I needed something to isolate my turntable from vibration and footsteps, kids dancing, body slamming etc. From the Research and Development department of my kitchen table, with great pleasure i bring to you:QUSPIS
View Video of System in action at Rigorous Testing Facility: https://flic.kr/p/D2nKZv (look at photostream for more photos)
Testing was performed by skilled technician Equiped with special equipment to measure horizontal and vertical vibrations, aswell as unwanted resonances.
simple to build and requires almost no tools and can be used under any device up to 35 lbs or so i would guess.
Materials:
-Large 3.5" felt/foam furniture sliders pads(16 pack 9$ at Home depot)
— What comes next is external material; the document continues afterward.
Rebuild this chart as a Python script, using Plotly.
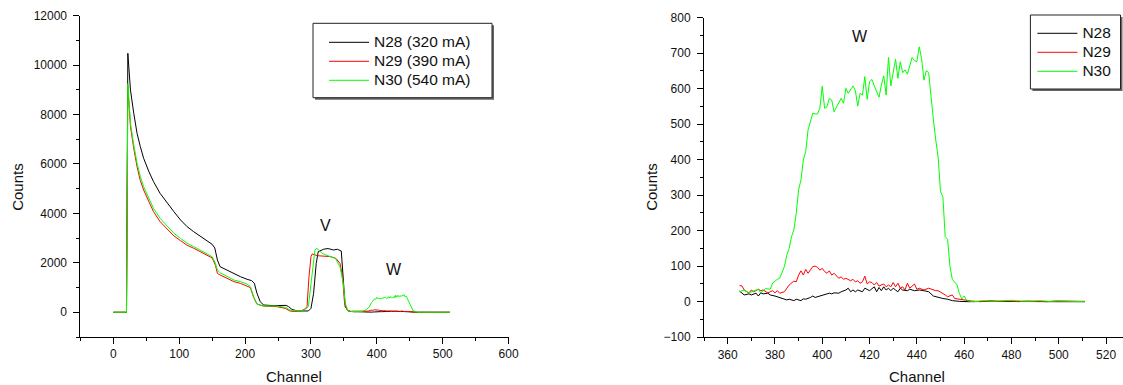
import plotly.graph_objects as go

W, H = 1123, 385

# ---------------- data ----------------
# Full spectrum, channels 0..364 (left panel only)
n28_ch_a = [0, 19, 20, 22, 26, 31, 36, 41, 46, 54, 61, 71, 82, 92, 102, 112, 122, 132, 142, 150, 154,
            158, 162, 172, 183, 193, 203, 210, 214, 218, 223, 228, 243, 258, 262, 266, 271, 279, 296,
            300, 304, 308, 311, 319, 326, 334, 340, 346, 349, 352, 357, 361]
n28_ct_a = [0, 0, 0, 10480, 8990, 8050, 7240, 6700, 6230, 5690, 5285, 4810, 4405, 4070, 3735, 3465, 3260, 3085, 2900, 2750, 2600,
            2115, 1845, 1710, 1575, 1440, 1335, 1280, 1175, 770, 430, 295, 270, 255, 280, 230, 120, 53, 53,
            160, 770, 1980, 2450, 2550, 2580, 2520, 2550, 2480, 1170, 228, 40, 22]

n29_ch_a = [0, 19, 20, 22, 26, 31, 36, 41, 46, 54, 61, 71, 82, 92, 102, 112, 122, 132, 142, 150, 155,
            158, 162, 173, 183, 193, 203, 208, 213, 218, 228, 248, 261, 268, 275, 285, 290, 294, 297,
            300, 302, 310, 320, 330, 338, 344, 348, 351, 355, 360]
n29_ct_a = [0, 0, 0, 9150, 7510, 6630, 5890, 5325, 4950, 4475, 4070, 3665, 3357, 3087, 2900, 2710, 2590, 2455, 2320, 2200, 1900,
            1575, 1510, 1375, 1240, 1170, 1065, 1000, 600, 330, 250, 228, 160, 53, 30, 60, 120, 228, 1440,
            2250, 2360, 2290, 2270, 2250, 2180, 1980, 1440, 362, 93, 40]

n30_ch_a = [0, 19, 20, 22, 26, 31, 36, 41, 46, 54, 61, 71, 82, 92, 102, 112, 122, 132, 142, 150, 155,
            158, 162, 173, 183, 193, 203, 208, 213, 218, 228, 248, 261, 268, 279, 286, 292, 296,
            300, 304, 306, 309, 317, 327, 337, 344, 349, 352, 356, 360]
n30_ct_a = [0, 0, 0, 9250, 7645, 6770, 6030, 5490, 5085, 4610, 4205, 3800, 3465, 3195, 2990, 2790, 2655, 2520, 2385, 2250, 1980,
            1710, 1600, 1440, 1305, 1240, 1140, 1037, 630, 335, 255, 255, 200, 93, 53, 70, 130, 228,
            1172, 2250, 2520, 2587, 2385, 2275, 2185, 1845, 1172, 362, 66, 30]

# W region, channels 365..511 (both panels)
n28_ch_b = [365, 366, 367, 369, 370, 372, 373, 374, 375, 377, 378, 380, 382, 384, 385, 386, 388, 389, 391,
            392, 393, 395, 396, 397, 398, 400, 401, 403, 404, 405, 407, 408, 410, 411, 412, 413, 414, 415,
            417, 418, 420, 421, 422, 423, 424, 425, 426, 427, 428, 429, 430, 431, 432, 433, 434, 436, 437,
            439, 441, 443, 445, 447, 449, 451, 453, 455, 458, 462, 470, 480, 490, 500, 511]
n28_ct_b = [30, 25, 19, 22, 19, 24, 16, 25, 22, 24, 19, 16, 12, 7, 5, 7, 3, 7, 3,
            8, 7, 12, 16, 12, 14, 16, 19, 24, 22, 25, 24, 28, 33, 38, 28, 33, 28, 33,
            28, 38, 31, 38, 42, 28, 40, 31, 42, 33, 38, 31, 38, 33, 28, 38, 33, 31, 35,
            31, 33, 31, 28, 16, 12, 9, 7, 3, 1, 0, 1, 0, 1, 0, 0]

n29_ch_b = [365, 366, 367, 368, 369, 370, 371, 373, 374, 375, 376, 377, 379, 380, 381, 382, 384, 385, 386,
            388, 389, 390, 391, 392, 393, 394, 396, 397, 398, 399, 400, 401, 402, 403, 404, 405, 406, 407,
            408, 409, 410, 412, 413, 414, 415, 416, 417, 418, 419, 420, 421, 422, 423, 424, 426, 427, 428,
            429, 430, 431, 432, 433, 434, 435, 436, 437, 439, 440, 441, 443, 445, 446, 448, 449, 451, 452,
            453, 455, 456, 458, 459, 463, 467, 471, 475, 479, 483, 487, 491, 495, 499, 503, 507, 511]
n29_ct_b = [45, 45, 33, 28, 24, 33, 28, 35, 31, 33, 28, 25, 31, 25, 31, 24, 28, 38, 47,
            58, 56, 75, 87, 75, 91, 80, 99, 100, 97, 89, 94, 85, 80, 87, 75, 80, 72, 66,
            70, 63, 66, 59, 63, 56, 59, 52, 56, 72, 50, 56, 54, 47, 54, 44, 50, 42, 47,
            42, 54, 42, 52, 38, 42, 33, 52, 38, 50, 35, 38, 33, 38, 35, 31, 31, 24, 19,
            14, 19, 9, 7, 5, 2, 0, 3, 1, 2, 0, 2, 1, 0, 2, 1, 0, 1]

n30_ch_b = [365, 366, 367, 369, 370, 371, 373, 374, 375, 376, 378, 379, 381, 382, 384, 385, 386, 387, 388,
            389, 390, 391, 392, 393, 394, 395, 396, 397, 398, 399, 400, 401, 402, 403, 404, 405, 406, 407,
            408, 409, 410, 411, 412, 413, 414, 415, 416, 417, 418, 419, 420, 421, 422, 424, 425, 426, 427,
            428, 429, 430, 431, 432, 433, 434, 435, 436, 438, 439, 440, 441, 442, 443, 444, 445, 446, 447,
            448, 449, 450, 451, 452, 453, 454, 455, 457, 458, 459, 460, 461, 462, 464, 468, 472, 476, 480,
            484, 488, 492, 496, 500, 504, 508, 511]
n30_ct_b = [28, 31, 33, 25, 28, 31, 35, 25, 31, 37, 35, 52, 63, 66, 99, 131, 150, 183, 202,
            249, 315, 343, 399, 423, 484, 512, 531, 529, 529, 545, 607, 545, 549, 573, 568, 535, 549, 559,
            573, 559, 601, 587, 598, 608, 594, 551, 587, 582, 634, 570, 620, 626, 608, 576, 610, 636, 582,
            688, 608, 643, 683, 629, 676, 645, 653, 641, 688, 679, 676, 718, 685, 624, 651, 645, 568, 512,
            455, 408, 310, 296, 183, 176, 99, 63, 47, 23, 8, 16, 5, 2, 0, 3, 1, 2, 4, 2,
            1, 3, 1, 2, 1, 2, 0, 1]

left_names = ["N28 (320 mA)", "N29 (390 mA)", "N30 (540 mA)"]
right_names = ["N28", "N29", "N30"]
colors = ["#000000", "#FF0000", "#00FF00"]

left_x_ticks = [0, 100, 200, 300, 400, 500, 600]
left_y_ticks = [0, 2000, 4000, 6000, 8000, 10000, 12000]
right_x_ticks = [360, 380, 400, 420, 440, 460, 480, 500, 520]
right_y_ticks = [-100, 0, 100, 200, 300, 400, 500, 600, 700, 800]

# ---------------- figure ----------------
FONT = "Liberation Sans, Arial, sans-serif"
fig = go.Figure()

full = [(n28_ch_a + n28_ch_b, n28_ct_a + n28_ct_b),
        (n29_ch_a + n29_ch_b, n29_ct_a + n29_ct_b),
        (n30_ch_a + n30_ch_b, n30_ct_a + n30_ct_b)]
wreg = [(n28_ch_b, n28_ct_b), (n29_ch_b, n29_ct_b), (n30_ch_b, n30_ct_b)]

def big(t):
    return "<span style='font-size:15.5px'>" + t + "</span>"

for (x, y), name, c in zip(full, left_names, colors):
    fig.add_trace(go.Scatter(x=x, y=y, mode="lines", name=big(name), line=dict(color=c, width=1),
                             xaxis="x", yaxis="y", legend="legend"))
for (x, y), name, c in zip(wreg, right_names, colors):
    fig.add_trace(go.Scatter(x=x, y=y, mode="lines", name=big(name), line=dict(color=c, width=1),
                             xaxis="x2", yaxis="y2", legend="legend2"))

def px_x(p):
    return p / W

def px_y(p):
    return 1 - p / H

axis_common = dict(showline=True, linecolor="black", linewidth=1, ticks="outside", ticklen=6,
                   tickwidth=1, tickcolor="black", showgrid=False, zeroline=False,
                   tickformat="d",
                   tickfont=dict(family=FONT, size=12, color="#111111"))

legend_common = dict(xanchor="left", yanchor="top", bgcolor="rgba(0,0,0,0)", borderwidth=0,
                     font=dict(family=FONT, size=12.3, color="#111111"), tracegroupgap=0,
                     itemwidth=40)

fig.update_layout(
    width=W, height=H, margin=dict(l=0, r=0, t=0, b=0, autoexpand=False),
    paper_bgcolor="white", plot_bgcolor="white",
    font=dict(family=FONT, color="#111111"),
    xaxis=dict(domain=[px_x(80.4), px_x(508.6)], range=[-50, 600], tickvals=left_x_ticks,
               minor=dict(ticks="outside", ticklen=3, dtick=50, tick0=0, tickcolor="black"),
               anchor="y", **axis_common),
    yaxis=dict(domain=[px_y(337), px_y(15.7)], range=[-1000, 12000], tickvals=left_y_ticks,
               minor=dict(ticks="outside", ticklen=3, dtick=1000, tick0=0, tickcolor="black"),
               anchor="x", ticklabelstandoff=4, **axis_common),
    xaxis2=dict(domain=[px_x(704), 1.0], range=[350, 350 + 419 / 2.365], tickvals=right_x_ticks,
                minor=dict(ticks="outside", ticklen=3, dtick=10, tick0=0, tickcolor="black"),
                anchor="y2", **axis_common),
    yaxis2=dict(domain=[px_y(337.2), px_y(17.7)], range=[-100, 800], tickvals=right_y_ticks,
                minor=dict(ticks="outside", ticklen=3, dtick=50, tick0=0, tickcolor="black"),
                anchor="x2", ticklabelstandoff=4, **axis_common),
    legend=dict(x=px_x(324), y=px_y(27.8), **legend_common),
    legend2=dict(x=px_x(1032.4), y=px_y(18.8), **legend_common),
    showlegend=True,
)

# legend frames with shadow
for (x0, y0, x1, y1) in [(313, 23.3, 492, 97.7), (1030.4, 15, 1120.5, 89)]:
    fig.add_shape(type="rect", xref="paper", yref="paper",
                  x0=px_x(x0 + 2), x1=px_x(x1 + 2), y0=px_y(y1 + 2), y1=px_y(y0 + 2),
                  line=dict(width=0), fillcolor="#666666", layer="above")
    fig.add_shape(type="rect", xref="paper", yref="paper",
                  x0=px_x(x0), x1=px_x(x1), y0=px_y(y1), y1=px_y(y0),
                  line=dict(color="#222222", width=1), fillcolor="white", layer="above")

# peak labels
fig.add_annotation(x=321.6, y=3500, xref="x", yref="y", text="V", showarrow=False,
                   font=dict(family=FONT, size=16, color="#111111"))
fig.add_annotation(x=426, y=1730, xref="x", yref="y", text="W", showarrow=False,
                   font=dict(family=FONT, size=16, color="#111111"))
fig.add_annotation(x=415.8, y=746, xref="x2", yref="y2", text="W", showarrow=False,
                   font=dict(family=FONT, size=16, color="#111111"))

# axis titles
title_font = dict(family=FONT, size=15, color="#111111")
for (x, y, t, ang) in [(16.8, 187, "Counts", -90), (294, 376.7, "Channel", 0),
                       (650.8, 187, "Counts", -90), (917.3, 376.7, "Channel", 0)]:
    fig.add_annotation(x=px_x(x), y=px_y(y), xref="paper", yref="paper", text=t,
                       showarrow=False, textangle=ang, xanchor="center", yanchor="middle",
                       font=title_font)

fig.write_html("out.html", config={"displayModeBar": False},
               post_script="document.body.style.margin='0';document.body.style.overflow='hidden';")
-12"x12" cork squares about 1/4" thick(4 pack 5$? @ Fred Meyers)
on a side note i made cork turntalbe mat out of it, very good.
-Sling shot 3/8" metal balls(pack of 75 4$ Fredy's)
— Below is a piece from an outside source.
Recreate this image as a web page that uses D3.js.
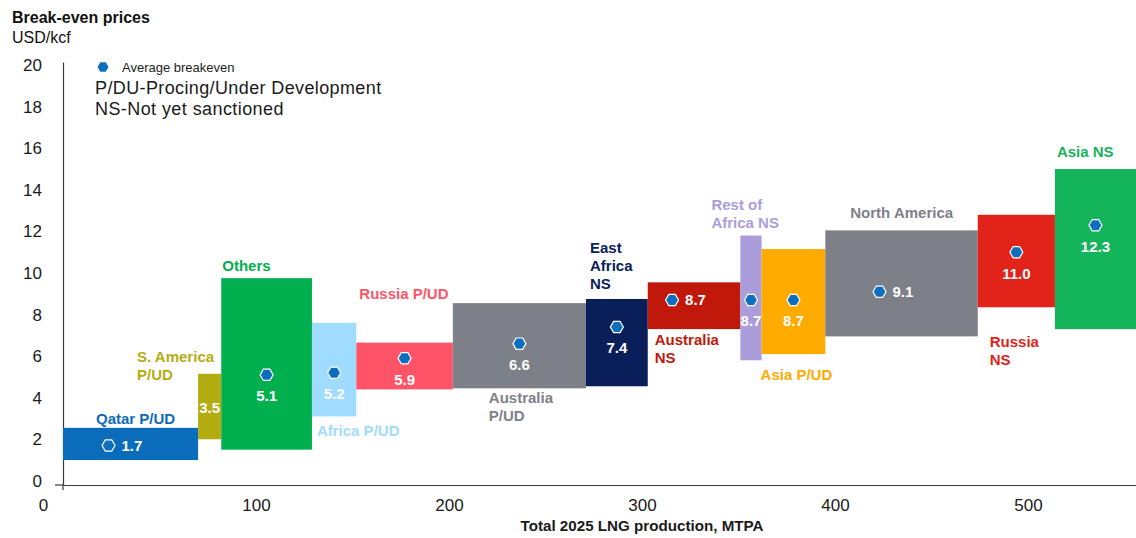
<!DOCTYPE html>
<html>
<head>
<meta charset="utf-8">
<script src="https://cdn.jsdelivr.net/npm/d3@7"></script>
<style>
  html, body { margin: 0; padding: 0; background: #fff; }
  svg { display: block; font-family: "Liberation Sans", Arial, Helvetica, sans-serif; }
</style>
</head>
<body>
<svg id="chart" width="1136" height="538"></svg>
<script>
// LNG supply segments: production volume (MTPA), break-even range and average (USD/kcf)
const categories = ["Qatar P/UD", "S. America P/UD", "Others", "Africa P/UD", "Russia P/UD",
  "Australia P/UD", "East Africa NS", "Australia NS", "Rest of Africa NS", "Asia P/UD",
  "North America", "Russia NS", "Asia NS"];
const production = [70, 12, 47, 23, 50, 69, 32, 48, 11, 33, 79, 40, 42];
const lowPrice  = [1.0, 2.0, 1.5, 3.1, 4.4, 4.45, 4.55, 7.3, 5.8, 6.1, 6.95, 8.35, 7.3];
const highPrice = [2.55, 5.15, 9.75, 7.6, 6.65, 8.55, 8.75, 9.55, 11.8, 11.15, 12.05, 12.8, 15.0];
const avgPrice  = [1.7, 3.5, 5.1, 5.2, 5.9, 6.6, 7.4, 8.7, 8.7, 8.7, 9.1, 11.0, 12.3];
const xTicks = [0, 100, 200, 300, 400, 500];
const yTicks = [0, 2, 4, 6, 8, 10, 12, 14, 16, 18, 20];

// Presentation: colours, label wrapping and label placement for each segment
const colors = ["#0c6cbc", "#b3ad12", "#00af4d", "#a0dcff", "#ff5468", "#7e8089",
  "#0a1e5a", "#c0190b", "#ab9ddc", "#ffab00", "#7e8089", "#e2231a", "#14b45a"];
const labelLayout = [
  { lines: ["Qatar P/UD"],            side: "top",    dx: 33,  dy: 4 },
  { lines: ["S. America", "P/UD"],    side: "top",    dx: -61, dy: -6.5 },
  { lines: ["Others"],                side: "top",    dx: 1,   dy: 7.5 },
  { lines: ["Africa P/UD"],           side: "bottom", dx: 5,   dy: 19.5 },
  { lines: ["Russia P/UD"],           side: "top",    dx: 3,   dy: 43.5 },
  { lines: ["Australia", "P/UD"],     side: "bottom", dx: 36,  dy: 14.5 },
  { lines: ["East", "Africa", "NS"],  side: "top",    dx: 4,   dy: 9.5 },
  { lines: ["Australia", "NS"],       side: "bottom", dx: 7,   dy: 15.5 },
  { lines: ["Rest of", "Africa NS"],  side: "top",    dx: -29, dy: 7.5 },
  { lines: ["Asia P/UD"],             side: "bottom", dx: -1,  dy: 25.5 },
  { lines: ["North America"],         side: "top",    dx: 25,  dy: 12.5 },
  { lines: ["Russia", "NS"],          side: "bottom", dx: 12,  dy: 39.5 },
  { lines: ["Asia NS"],               side: "top",    dx: 2,   dy: 12.5 }
];
// how the average value sits next to its marker: below it, to its right, or no marker
const valuePlacement = ["right", "none", "below", "below", "below", "below", "below",
  "right", "below", "below", "right", "below", "below"];

const markerBlue = "#0d6ebd";
const lineH = 18;

const svg = d3.select("#chart");

const x = d3.scaleLinear().domain([0, 556]).range([63, 1136]);
const y = d3.scaleLinear().domain([-0.2, 20.15]).range([485, 62]);

// cumulative start/end of each segment along the production axis
const starts = [];
let acc = 0;
production.forEach(p => { starts.push(acc); acc += p; });
const segs = categories.map((c, i) => ({
  name: c, x0: starts[i], x1: starts[i] + production[i],
  lo: lowPrice[i], hi: highPrice[i], avg: avgPrice[i],
  color: colors[i], layout: labelLayout[i], place: valuePlacement[i]
}));

// flat-topped hexagon centred on the origin
function hexPath(r) {
  const pts = d3.range(6).map(k => {
    const a = Math.PI / 3 * k;
    return [r * Math.cos(a), r * Math.sin(a)];
  });
  return "M" + pts.map(p => p.join(",")).join("L") + "Z";
}

// Titles
svg.append("text").attr("x", 12).attr("y", 23)
  .attr("font-size", 16).attr("font-weight", "bold").attr("fill", "#111")
  .text("Break-even prices");
svg.append("text").attr("x", 12).attr("y", 43)
  .attr("font-size", 16).attr("fill", "#111")
  .text("USD/kcf");

// Axes
const yAxis = svg.append("g").attr("transform", "translate(63,0)")
  .call(d3.axisLeft(y).tickValues(yTicks).tickSize(0).tickSizeOuter(0).tickPadding(21));
yAxis.select(".domain").attr("stroke", "#3a3a3a").attr("stroke-width", 1.2);
yAxis.selectAll("text").attr("font-size", 17).attr("fill", "#1a1a1a")
  .attr("font-family", "\"Liberation Sans\", Arial, sans-serif");

const xAxis = svg.append("g").attr("transform", "translate(0,485)")
  .call(d3.axisBottom(x).tickValues(xTicks).tickSize(0).tickSizeOuter(0).tickPadding(14));
xAxis.select(".domain").attr("stroke", "#3a3a3a").attr("stroke-width", 1.2);
xAxis.selectAll("text").attr("font-size", 17).attr("fill", "#1a1a1a")
  .attr("font-family", "\"Liberation Sans\", Arial, sans-serif")
  .attr("dx", d => d === 0 ? -20 : 0);
// small cross at the origin
svg.append("line").attr("x1", 55).attr("x2", 63).attr("y1", 485).attr("y2", 485)
  .attr("stroke", "#3a3a3a").attr("stroke-width", 1.2);
svg.append("line").attr("x1", 63).attr("x2", 63).attr("y1", 485).attr("y2", 490)
  .attr("stroke", "#3a3a3a").attr("stroke-width", 1.2);

svg.append("text").attr("x", 642).attr("y", 531).attr("text-anchor", "middle")
  .attr("font-size", 14).attr("font-weight", "bold").attr("fill", "#1a1a1a")
  .attr("textLength", 243).attr("lengthAdjust", "spacingAndGlyphs")
  .text("Total 2025 LNG production, MTPA");

// Bars
svg.append("g").selectAll("rect").data(segs).join("rect")
  .attr("x", d => x(d.x0))
  .attr("width", d => x(d.x1) - x(d.x0))
  .attr("y", d => y(d.hi))
  .attr("height", d => y(d.lo) - y(d.hi))
  .attr("fill", d => d.color);

// Category labels
const labels = svg.append("g").attr("font-size", 15).attr("font-weight", "bold");
segs.forEach(d => {
  const L = d.layout;
  const n = L.lines.length;
  const firstBaseline = L.side === "top"
    ? y(d.hi) - L.dy - (n - 1) * lineH
    : y(d.lo) + L.dy;
  const t = labels.append("text").attr("fill", d.color);
  L.lines.forEach((ln, k) => {
    t.append("tspan").attr("x", x(d.x0) + L.dx).attr("y", firstBaseline + k * lineH).text(ln);
  });
});

// Average markers and values
const avgG = svg.append("g");
segs.forEach(d => {
  const cx = (x(d.x0) + x(d.x1)) / 2;
  const cy = y(d.avg);
  const label = d.avg.toFixed(1);
  if (d.place === "none") {
    avgG.append("text").attr("x", cx).attr("y", cy).attr("dy", "0.35em")
      .attr("text-anchor", "middle").attr("font-size", 15).attr("font-weight", "bold")
      .attr("fill", "#fff").text(label);
    return;
  }
  const mx = d.place === "right" ? cx - 22 : cx;
  avgG.append("path").attr("d", hexPath(6.5))
    .attr("transform", `translate(${mx},${cy})`)
    .attr("fill", markerBlue).attr("stroke", "#fff").attr("stroke-width", 1.2);
  const t = avgG.append("text").attr("font-size", 15).attr("font-weight", "bold")
    .attr("fill", "#fff").text(label);
  if (d.place === "right") {
    t.attr("x", mx + 13).attr("y", cy).attr("dy", "0.36em");
  } else {
    t.attr("x", mx).attr("y", cy + 21).attr("dy", "0.36em").attr("text-anchor", "middle");
  }
});

// Legend and notes
svg.append("path").attr("d", hexPath(5.5)).attr("transform", "translate(103,67)")
  .attr("fill", markerBlue);
svg.append("text").attr("x", 122).attr("y", 67).attr("dy", "0.35em")
  .attr("font-size", 13).attr("fill", "#222").text("Average breakeven");
svg.append("text").attr("x", 95).attr("y", 94).attr("letter-spacing", 0.38)
  .attr("font-size", 18).attr("fill", "#1a1a1a").text("P/DU-Procing/Under Development");
svg.append("text").attr("x", 95).attr("y", 115).attr("letter-spacing", 0.42)
  .attr("font-size", 18).attr("fill", "#1a1a1a").text("NS-Not yet sanctioned");
</script>
</body>
</html>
thats about it. Optional i used green velcro, garland tie .5"wide aroud sides 30ft 1$ home depot.
cut cork into squares and Use standard single hand held hole punch(used for paper) to make holes for where the steel balls will go. glue to pad. i used hot glue gun for cork to pad and balls to cork. Try not to get glue allover the balls, its hot and hard to remove.
Voila!
now about the sound: things became better separated, better detail, more delicate. Again according to the Technician doing the testing things improved.
let me know what you think.
val
Follow Ups:
Thanks! for sharing- Val.
I find balls and then a few other materials works well too.
ET
yes! inspiration comes from seeing expensive boutique isolation feet all have in common a small point of surface contact. my next line of thinking for version 1.5 QUSPIS is to use a layer of sorbothane instead of or in addition to cork. I plan to raid a yoga shop for exceraising mats, i suspect theres gotta be sorbothane mat. perhaps I will try little sorbothane dots found on amazon...
nt
effective dampening of footfall vibrations with Turntables is hard to isolate on suspended flooring. Well done.
A good starting path towards isolation and for many; possibly all they will need.
Great price and easy to do scores bonus points!
Have you tried both four units or three under a device/speakers to see if there
is much of a discernible audio difference?
"Once this was all Black Plasma and Imagination" -Michael McClure
I have installed four per device under ARC sp16 pre and under M1clic streamer,
the result is discernible diference. First thoughts were a bit more clarity and separation in the higher frequencies.
I installed three unmodified Sliders under my Gunned Magnepans Smga and under the system cabinet. Result was i noticed better bass or a bit louder?, and lower bass extention. smga's are not known for their lower frequency but every bit squeezed out of em is nice. Bass became less flabby or loose. the floor is not vibrating as much which helps for other components in system.
..all of these gizmos are system dependent. I found things similar to these to be most effective in the mids and highs, but not so much in the lows. I use big brass cones (Bear Paws) under my turntable for the best isolation for ME.
The sturdiness/stiffness of the audio rack and the floor play a huge role on what works best IMO.
ET
... putting a lump of something solid (brass) between a component and a shelf(?) is not isolating but coupling.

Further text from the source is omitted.